This page provides a comprehensive list of the exported functions for creating recipes steps and guidance on how to use them.
Creating steps
add_step()
and add_check()
are required when creating a new step. The
output of add_step()
should be the return value of all steps and should
have the following format:
step_example <- function(recipe,
...,
role = NA,
trained = FALSE,
skip = FALSE,
id = rand_id("example")) {
add_step(
recipe,
step_example_new(
terms = enquos(...),
role = role,
trained = trained,
skip = skip,
id = id
)
)
}
rand_id()
should be used in the arguments of step_example()
to specify
the argument, as we see in the above example.
recipes_pkg_check()
should be used in step_example()
functions together
with required_pkgs()
to alert users that certain other packages are
required. The standard way of using this function is the following format:
recipes_pkg_check(required_pkgs.step_example())
step()
and check()
are used within the step_*_new()
function that you
use in your new step. It will be used in the following way:
step_example_new <- function(terms, role, trained, skip, id) {
step(
subclass = "example",
terms = terms,
role = role,
trained = trained,
skip = skip,
id = id
)
}
recipes_eval_select()
is used within prep.step_*()
functions, and are
used to turn the terms
object into a character vector of the selected
variables.
It will most likely be used like so:
col_names <- recipes_eval_select(x$terms, training, info)
check_type()
can be used within prep.step_*()
functions to check that the
variables passed in are the right types. We recommend that you use the
types
argument as it offers higher flexibility and it matches the types
defined by .get_data_types()
. When using types
we find it better to be
explicit, e.g. writing types = c("double", "integer")
instead of types = "numeric"
, as it produces cleaner error messages.
It should be used like so:
check_type(training[, col_names], types = c("double", "integer"))
check_new_data()
should be used within bake.step_*()
. This function is
used to make check that the required columns are present in the data. It
should be one of the first lines inside the function.

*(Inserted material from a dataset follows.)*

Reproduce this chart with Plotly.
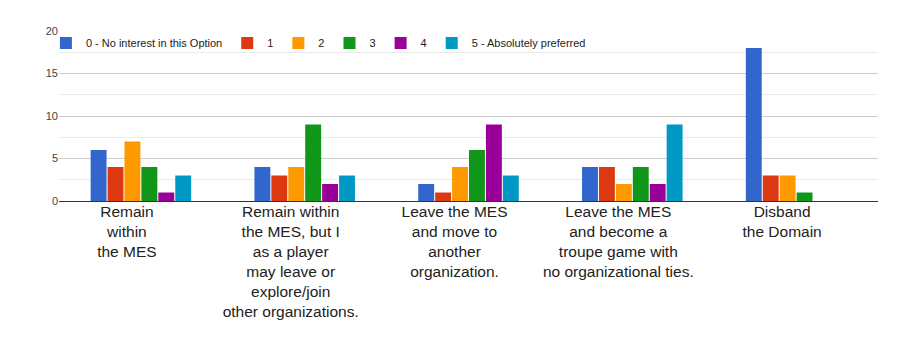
import plotly.graph_objects as go

categories = [
    "Remain<br>within<br>the MES",
    "Remain within<br>the MES, but I<br>as a player<br>may leave or<br>explore/join<br>other organizations.",
    "Leave the MES<br>and move to<br>another<br>organization.",
    "Leave the MES<br>and become a<br>troupe game with<br>no organizational ties.",
    "Disband<br>the Domain",
]
series_names = ["0 - No interest in this Option", "1", "2", "3", "4", "5 - Absolutely preferred"]
series_values = [
    [6, 4, 2, 4, 18],
    [4, 3, 1, 4, 3],
    [7, 4, 4, 2, 3],
    [4, 9, 6, 4, 1],
    [1, 2, 9, 2, 0],
    [3, 3, 3, 9, 0],
]
colors = ["#3366cc", "#dc3912", "#ff9900", "#109618", "#990099", "#0099c6"]

fig = go.Figure()
for name, vals, c in zip(series_names, series_values, colors):
    fig.add_trace(go.Bar(x=categories, y=vals, name=name, marker=dict(color=c, line=dict(width=0))))

fig.update_layout(
    width=919, height=349,
    margin=dict(l=59, r=41, t=31, b=148),
    paper_bgcolor="white", plot_bgcolor="white",
    barmode="group", bargap=0.38, bargroupgap=0.06,
    font=dict(family="Liberation Sans, Arial, sans-serif", color="#222"),
    legend=dict(orientation="h", x=-0.016, xanchor="left", y=1.015, yanchor="top",
                font=dict(size=11, color="#222"), bgcolor="rgba(0,0,0,0)",
                itemwidth=30, traceorder="normal"),
    xaxis=dict(showgrid=False, tickfont=dict(size=15.5, color="#222"), ticks="",
               ticklabelshift=-14, ticklabelstandoff=-4,
               showline=True, linecolor="#333", linewidth=1),
    yaxis=dict(range=[0, 20], dtick=5, tickfont=dict(size=11, color="#444"),
               gridcolor="#cccccc", zeroline=False, ticks="",
               minor=dict(dtick=2.5, showgrid=True, gridcolor="#ebebeb")),
)
fig.write_html("out.html")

It should be used like so:
check_new_data(names(object$columns), object, new_data)
check_name()
should be used in bake.step_*()
functions for steps that add
new columns to the data set. The function throws an error if the column names
already exist in the data set. It should be called before adding the new
columns to the data set.
get_keep_original_cols()
and remove_original_cols()
are used within steps
with the keep_original_cols
argument. get_keep_original_cols()
is used in
prep.step_*()
functions for steps that were created before the
keep_original_cols
argument was added, and acts as a way to throw a warning
that the user should regenerate the recipe. remove_original_cols()
should
be used in bake.step_*()
functions to remove the original columns. It is
worth noting that remove_original_cols()
can remove multiple columns at
once and when possible should be put outside for
loops.
new_data <- remove_original_cols(new_data, object, names_of_original_cols)
recipes_remove_cols()
should be used in prep.step_*()
functions, and is
used to remove columns from the data set, either by using the
object$removals
field or by using the col_names
argument.
recipes_names_predictors()
and recipes_names_outcomes()
should be used in
prep.step_*()
functions, and are used to get names of predictors and
outcomes.
get_case_weights()
and are_weights_used()
are functions that help you
extract case weights and help determine if they are used or not within the
step. They will typically be used within the prep.step_*()
functions if the
step in question supports case weights.
print_step()
is used inside print.step_*()
functions. This function is
replacing the internally deprecated printer()
function.
sel2char()
is mostly used within tidy.step_*()
functions to turn
selections into character vectors.
names0()
creates a series of num
names with a common prefix. The names
are numbered with leading zeros (e.g. prefix01
-prefix10
instead of
prefix1
-prefix10
). This is useful for many types of steps that produce
new columns.
Interacting with recipe objects
recipes_ptype()
returns the ptype, expected variables and types, that a
recipe object expects at prep()
and bake()
time. Controlled using the
stage
argument. Can be used by functions that interact with recipes to
verify data is correct before passing it to prep()
and bake()
.
recipes_ptype_validate()
checks that a recipe and its data are compatible
using information extracted using recipes_ptype()
. Can be used by functions
that interact with recipes to verify data is correct before passing it to
prep()
and bake()
.
detect_step()
returns a logical indicator to determine if a given step or
check is included in a recipe.
fully_trained()
returns a logical indicator if the recipe is fully trained.
The function is_trained()
can be used to check in any individual steps are
trained or not.
.get_data_types()
is an S3 method that is used for selections. This method
can be extended to work with column types not supported by recipes.
recipes_extension_check()
is recommended to be used by package authors to
make sure that all steps have prep.step_*()
, bake.step_*()
,
print.step_*()
, tidy.step_*()
, and required_pkgs.step_*()
methods. It
should be used as a test, preferably like this:
test_that("recipes_extension_check", {
expect_snapshot(
recipes::recipes_extension_check(
pkg = "pkgname"
)
)
})